Um dos desafios expressos no ciclo de conferências de que aqui falamos prende-se com o "contributo da ciência para uma sociedade melhor informada, justa e feliz". Podemos assumir que vivemos numa sociedade abundante na informação, mas parca no conhecimento?
Este ciclo de conferências, se bem entendo, propõe-se como uma ocasião de reflexão. Talvez seja verdade, como diz, que as sociedades atuais são abundantes na informação, mas parcas no conhecimento, mas importa caracterizar de maneira mais precisa o que é que isso quer dizer, em que medida afeta as nossas vidas, e o que é que se deve fazer para corrigir. O avanço do conhecimento científico é sem dúvida alguma um bem, é um dos grandes triunfos do nosso tempo, mas é preciso que esteja coordenado com a construção de sociedades mais justas e mais humanas.
Em 2014, ano em que ganhou o Prémio Pessoa, referia que "há uma imagem demasiado negativa da história científica em Portugal". Que imagem é esta? A forma como estudamos a nossa ciência afeta a imagem que temos de nós próprios e aquela que transmitimos?

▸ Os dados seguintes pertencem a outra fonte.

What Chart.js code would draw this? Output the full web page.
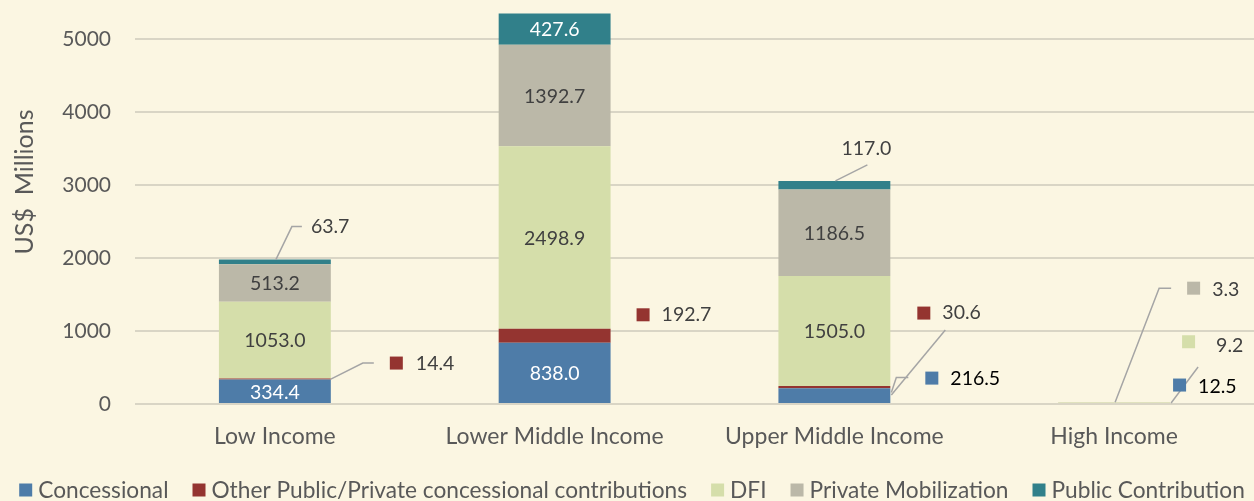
<!DOCTYPE html>
<html>
<head>
<meta charset="utf-8">
<script src="https://cdn.jsdelivr.net/npm/chart.js@4.4.1/dist/chart.umd.min.js"></script>
<style>
  html, body { margin: 0; padding: 0; background: #fbf6e2; }
  #wrap { width: 1254px; height: 501px; position: relative; }
</style>
</head>
<body>
<div id="wrap"><canvas id="chart"></canvas></div>
<script>
// data
const categories = ['Low Income', 'Lower Middle Income', 'Upper Middle Income', 'High Income'];
const concessional = [334.4, 838.0, 216.5, 12.5];
const otherConcessional = [14.4, 192.7, 30.6, 0];
const dfi = [1053.0, 2498.9, 1505.0, 9.2];
const privateMobilization = [513.2, 1392.7, 1186.5, 3.3];
const publicContribution = [63.7, 427.6, 117.0, 0];
const yTicks = [0, 1000, 2000, 3000, 4000, 5000];

const seriesNames = ['Concessional', 'Other Public/Private concessional contributions', 'DFI', 'Private Mobilization', 'Public Contribution'];
const seriesColors = ['#4e7ca8', '#943430', '#d5deaa', '#bbb8a8', '#31808a'];
const labelColors = ['#ffffff', '#404040', '#404040', '#404040', '#ffffff'];

const FONT = 'Lato';
const textGray = '#595959';

// labels drawn outside the bars (dataset-category), offsets from an anchor on the bar
const callouts = {
  '4-0': { ax: 'center', ay: 'top', line: [[1, 0], [17, -33], [27, -33]], text: [36, -33] },
  '1-0': { ax: 'right', ay: 'mid', line: [[0, 0], [32, -16], [43, -16]], marker: [65.5, -16], text: [85, -15] },
  '1-1': { ax: 'right', ay: 'mid', marker: [32.5, -21], text: [51, -21] },
  '4-2': { ax: 'center', ay: 'top', line: [[1, 0], [33, -16]], text: [32, -32], align: 'center' },
  '1-2': { ax: 'right', ay: 'mid', line: [[1, 8], [55, -57]], marker: [33.5, -74], text: [52, -74] },
  '0-2': { ax: 'right', ay: 'mid', line: [[1, -3], [6, -18], [18, -18]], marker: [41.5, -17.5], text: [60, -17], color: '#000000' },
  '0-3': { ax: 'right', ay: 'mid', line: [[1, 0], [28, -36]], marker: [9.5, -18], text: [28, -16], color: '#000000' },
  '2-3': { ax: 'right', ay: 'mid', marker: [18.5, -61], text: [46, -57] },
  '3-3': { ax: 'center', ay: 'top', line: [[1, 0], [45, -114], [57, -114]], marker: [79.5, -114], text: [98, -112] }
};

const valueLabels = {
  id: 'valueLabels',
  afterDatasetsDraw(chart) {
    const ctx = chart.ctx;
    ctx.save();
    ctx.font = '19.5px ' + FONT;
    ctx.textBaseline = 'middle';
    chart.data.datasets.forEach((ds, d) => {
      const meta = chart.getDatasetMeta(d);
      ds.data.forEach((v, i) => {
        if (!v) return;
        const p = meta.data[i].getProps(['x', 'y', 'base', 'width'], true);
        const top = Math.min(p.y, p.base), bot = Math.max(p.y, p.base);
        const txt = v.toFixed(1);
        const c = callouts[d + '-' + i];
        if (!c) {
          ctx.fillStyle = labelColors[d];
          ctx.textAlign = 'center';
          ctx.fillText(txt, p.x, (top + bot) / 2 + 1);
          return;
        }
        const ax = c.ax === 'right' ? p.x + p.width / 2 : p.x;
        const ay = c.ay === 'top' ? top : (top + bot) / 2;
        if (c.line) {
          ctx.strokeStyle = '#a5a5a5';
          ctx.lineWidth = 1.5;
          ctx.beginPath();
          c.line.forEach((pt, k) => {
            if (k === 0) ctx.moveTo(ax + pt[0], ay + pt[1]);
            else ctx.lineTo(ax + pt[0], ay + pt[1]);
          });
          ctx.stroke();
        }
        if (c.marker) {
          ctx.fillStyle = seriesColors[d];
          ctx.fillRect(ax + c.marker[0] - 6.5, ay + c.marker[1] - 6.5, 13, 13);
        }
        ctx.fillStyle = c.color || '#404040';
        ctx.textAlign = c.align || 'left';
        ctx.fillText(txt, ax + c.text[0], ay + c.text[1]);
      });
    });
    ctx.restore();
  }
};

const extras = {
  id: 'extras',
  afterDraw(chart) {
    const ctx = chart.ctx;
    ctx.save();
    // y axis title
    ctx.translate(25, 182);
    ctx.rotate(-Math.PI / 2);
    ctx.font = '25px ' + FONT;
    ctx.fillStyle = textGray;
    ctx.textAlign = 'center';
    ctx.textBaseline = 'middle';
    ctx.fillText('US$  Millions', 0, 0);
    ctx.restore();

    // legend along the bottom
    ctx.save();
    ctx.font = '22.7px ' + FONT;
    ctx.textBaseline = 'middle';
    ctx.textAlign = 'left';
    const box = 13, gap = 6, spacing = 24;
    const widths = seriesNames.map(n => box + gap + ctx.measureText(n).width);
    const total = widths.reduce((a, b) => a + b, 0) + spacing * (widths.length - 1);
    let x = (chart.width - total) / 2 + 5;
    const y = 490;
    seriesNames.forEach((n, k) => {
      ctx.fillStyle = seriesColors[k];
      ctx.fillRect(x, y - box / 2, box, box);
      ctx.fillStyle = textGray;
      ctx.fillText(n, x + box + gap, y + 1);
      x += widths[k] + spacing;
    });
    ctx.restore();
  }
};

function buildChart() {
  const seriesData = [concessional, otherConcessional, dfi, privateMobilization, publicContribution];
  const datasets = seriesNames.map((name, k) => ({
    label: name,
    data: seriesData[k],
    backgroundColor: seriesColors[k],
    borderWidth: 0,
    barPercentage: 0.5,
    categoryPercentage: 0.8
  }));

  new Chart(document.getElementById('chart'), {
    type: 'bar',
    data: { labels: categories, datasets: datasets },
    options: {
      responsive: true,
      maintainAspectRatio: false,
      animation: false,
      layout: { padding: { top: 2.5, bottom: 53, left: 0, right: 0 } },
      plugins: {
        legend: { display: false },
        tooltip: { enabled: false }
      },
      scales: {
        x: {
          stacked: true,
          grid: { display: false, drawTicks: false },
          border: { display: false },
          afterFit: s => { s.height = 44; s.paddingLeft = 0; s.paddingRight = 0; },
          ticks: { color: textGray, font: { family: FONT, size: 23 }, padding: 19, maxRotation: 0 }
        },
        y: {
          stacked: true,
          min: 0,
          max: 5500,
          afterBuildTicks: s => { s.ticks = yTicks.map(v => ({ value: v })).concat([{ value: 5500 }]); },
          afterFit: s => { s.width = 135; s.paddingTop = 0; s.paddingBottom = 0; },
          grid: { color: '#d9d5c5', lineWidth: 2, drawTicks: false },
          border: { display: false },
          ticks: {
            color: textGray,
            font: { family: FONT, size: 21 },
            padding: 24,
            callback: v => (yTicks.includes(v) ? String(v) : null)
          }
        }
      }
    },
    plugins: [valueLabels, extras]
  });
}

if (document.fonts && document.fonts.load) {
  document.fonts.load('22px ' + FONT).then(buildChart, buildChart);
} else {
  buildChart();
}
</script>
</body>
</html>
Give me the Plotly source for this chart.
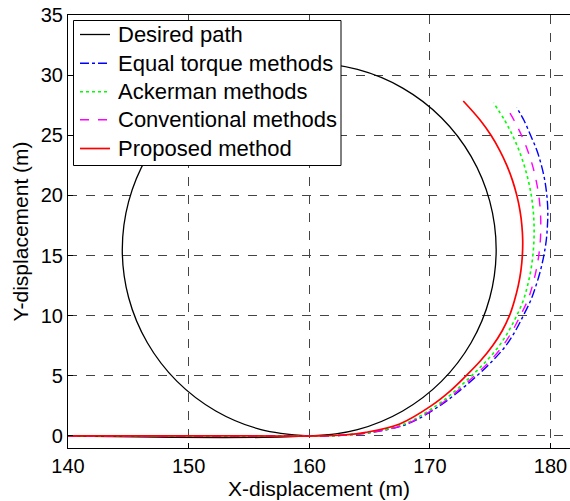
import plotly.graph_objects as go

# Desired path (straight approach then circle)
desired_x = [140, 160, 164.0, 167.75, 170.96, 173.42, 174.97, 175.5, 174.97, 173.42, 170.96,
             167.75, 164.0, 160, 156.0, 152.25, 149.04, 146.58, 145.03, 144.5, 145.03,
             146.58, 149.04, 152.25, 156.0, 160]
desired_y = [0, 0, 0.53, 2.08, 4.54, 7.75, 11.49, 15.5, 19.51, 23.25, 26.46,
             28.92, 30.47, 31.0, 30.47, 28.92, 26.46, 23.25, 19.51, 15.5, 11.49,
             7.75, 4.54, 2.08, 0.53, 0]

equal_x = [140, 155, 161.0, 163.1, 165.2, 168.15, 170.8, 172.45, 173.9, 175.2, 176.3,
           177.1, 177.75, 178.35, 178.8, 179.17, 179.45, 179.65, 179.75, 179.78, 179.7,
           179.53, 179.25, 178.87, 178.35, 177.8, 177.19]
equal_y = [0, 0, 0, 0.08, 0.3, 1.0, 2.5, 3.75, 5, 6.25, 7.5,
           8.75, 10, 11.25, 12.5, 13.75, 15, 16.25, 17.5, 18.75, 20,
           21.25, 22.5, 23.75, 25, 26.25, 27.32]

acker_x = [140, 155, 161.0, 163.0, 165.0, 167.9, 170.5, 172.1, 173.45, 174.7, 175.75,
           176.55, 177.2, 177.74, 178.1, 178.37, 178.54, 178.63, 178.64, 178.57, 178.41,
           178.16, 177.82, 177.39, 176.85, 176.2, 175.28]
acker_y = [0, 0, 0, 0.08, 0.3, 1.0, 2.5, 3.75, 5, 6.25, 7.5,
           8.75, 10, 11.25, 12.5, 13.75, 15, 16.25, 17.5, 18.75, 20,
           21.25, 22.5, 23.75, 25, 26.25, 27.7]

conv_x = [140, 155, 161.0, 163.05, 165.1, 168.05, 170.7, 172.3, 173.7, 175.0, 176.05,
          176.85, 177.5, 178.1, 178.51, 178.81, 179.03, 179.16, 179.2, 179.16, 179.03,
          178.81, 178.51, 178.1, 177.6, 176.98, 176.32]
conv_y = [0, 0, 0, 0.08, 0.3, 1.0, 2.5, 3.75, 5, 6.25, 7.5,
          8.75, 10, 11.25, 12.5, 13.75, 15, 16.25, 17.5, 18.75, 20,
          21.25, 22.5, 23.75, 25, 26.25, 27.37]

prop_x = [140, 155, 160.9, 162.9, 164.7, 167.5, 170.1, 171.7, 173.0, 174.2, 175.2,
          176.0, 176.6, 177.01, 177.33, 177.55, 177.67, 177.7, 177.63, 177.47, 177.21,
          176.85, 176.38, 175.79, 175.07, 174.18, 172.77]
prop_y = [0, 0, 0, 0.08, 0.3, 1.0, 2.5, 3.75, 5, 6.25, 7.5,
          8.75, 10, 11.25, 12.5, 13.75, 15, 16.25, 17.5, 18.75, 20,
          21.25, 22.5, 23.75, 25, 26.25, 27.85]

x_ticks = [140, 150, 160, 170, 180]
y_ticks = [0, 5, 10, 15, 20, 25, 30, 35]

series = [
    ("Desired path", desired_x, desired_y, "black", "solid", 1.3),
    ("Equal torque methods", equal_x, equal_y, "#0000ff", "dashdot", 1.4),
    ("Ackerman methods", acker_x, acker_y, "#00ff00", "dot", 1.6),
    ("Conventional methods", conv_x, conv_y, "#ff00ff", "dash", 1.4),
    ("Proposed method", prop_x, prop_y, "#ff0000", "solid", 1.7),
]

# plot-area geometry (pixels) used to place the hand-built legend box
L, R, T, B = 68, 570, 15, 448
W, H = R - L, B - T


def px(xp):
    return (xp - L) / W


def py(yp):
    return (B - yp) / H


fig = go.Figure()
for i, (name, xs, ys, col, dash, w) in enumerate(series):
    fig.add_trace(go.Scatter(
        x=xs, y=ys, mode="lines", name=name, showlegend=False,
        line=dict(color=col, dash=dash, width=w, shape="spline", smoothing=1.0),
    ))

font = "Liberation Sans, Arial, sans-serif"

# legend box
fig.add_shape(type="rect", xref="paper", yref="paper",
              x0=px(73.5), x1=px(341), y0=py(165.5), y1=py(20.5),
              line=dict(color="black", width=1), fillcolor="white", layer="above")
row_y = [34.5, 63.3, 91.8, 119.8, 148.5]
for (name, xs, ys, col, dash, w), ry in zip(series, row_y):
    fig.add_shape(type="line", xref="paper", yref="paper",
                  x0=px(80), x1=px(110), y0=py(ry), y1=py(ry),
                  line=dict(color=col, dash=dash, width=w), layer="above")
    fig.add_annotation(xref="paper", yref="paper", x=px(115.5), y=py(ry),
                       xanchor="left", yanchor="middle", showarrow=False,
                       text=name, font=dict(family=font, size=22, color="black"))

fig.update_layout(
    width=570, height=501,
    margin=dict(l=L, r=570 - R, t=T, b=501 - B),
    paper_bgcolor="white", plot_bgcolor="white",
    font=dict(family=font, size=20, color="black"),
    showlegend=False,
    xaxis=dict(
        range=[140, 181.62], tickvals=x_ticks, ticktext=[str(v) for v in x_ticks],
        showgrid=True, gridcolor="#444444", griddash="dash", gridwidth=1,
        showline=True, linecolor="black", linewidth=1.2, mirror=True,
        ticks="inside", ticklen=5, tickcolor="black", zeroline=False,
        title=dict(text="X-displacement (m)", standoff=4, font=dict(size=21)),
        tickfont=dict(size=20),
    ),
    yaxis=dict(
        range=[-1, 35], tickvals=y_ticks, ticktext=[str(v) for v in y_ticks],
        showgrid=True, gridcolor="#444444", griddash="dash", gridwidth=1,
        showline=True, linecolor="black", linewidth=1.2, mirror=False,
        ticks="inside", ticklen=5, tickcolor="black", zeroline=False,
        title=dict(text="Y-displacement (m)", standoff=6, font=dict(size=21)),
        tickfont=dict(size=20),
    ),
)

fig.write_html("out.html")
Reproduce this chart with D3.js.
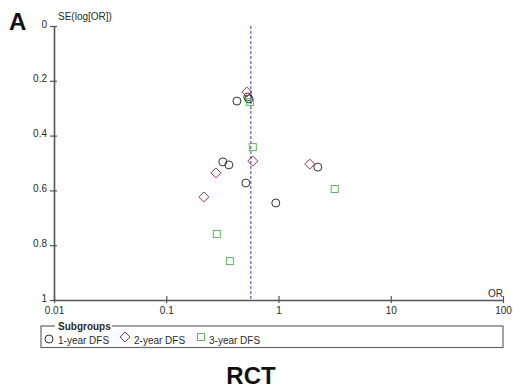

A história da ciência é uma subdisciplina da história, mas com particularidades muito próprias. Acima de tudo necessita de profissionais especialmente formados para levar a cabo esses estudos. No caso do nosso país, esses profissionais foram quase sempre muito escassos e nem sempre devidamente formados. As minhas palavras nessa ocasião iam sobretudo nessa direção, mas felizmente nas duas últimas décadas houve grande progresso. O público em geral pode talvez ainda não se aperceber, mas o que sabemos hoje sobre as atividades científicas na sociedade portuguesa do passado é imensamente superior ao que sabíamos em finais do século XX. Há ainda grandes áreas que precisam de ser muito melhor investigadas historicamente, mas o balanço geral daquilo que tem vindo a ser feito, por muitos estudiosos em várias universidades do país, é francamente positivo.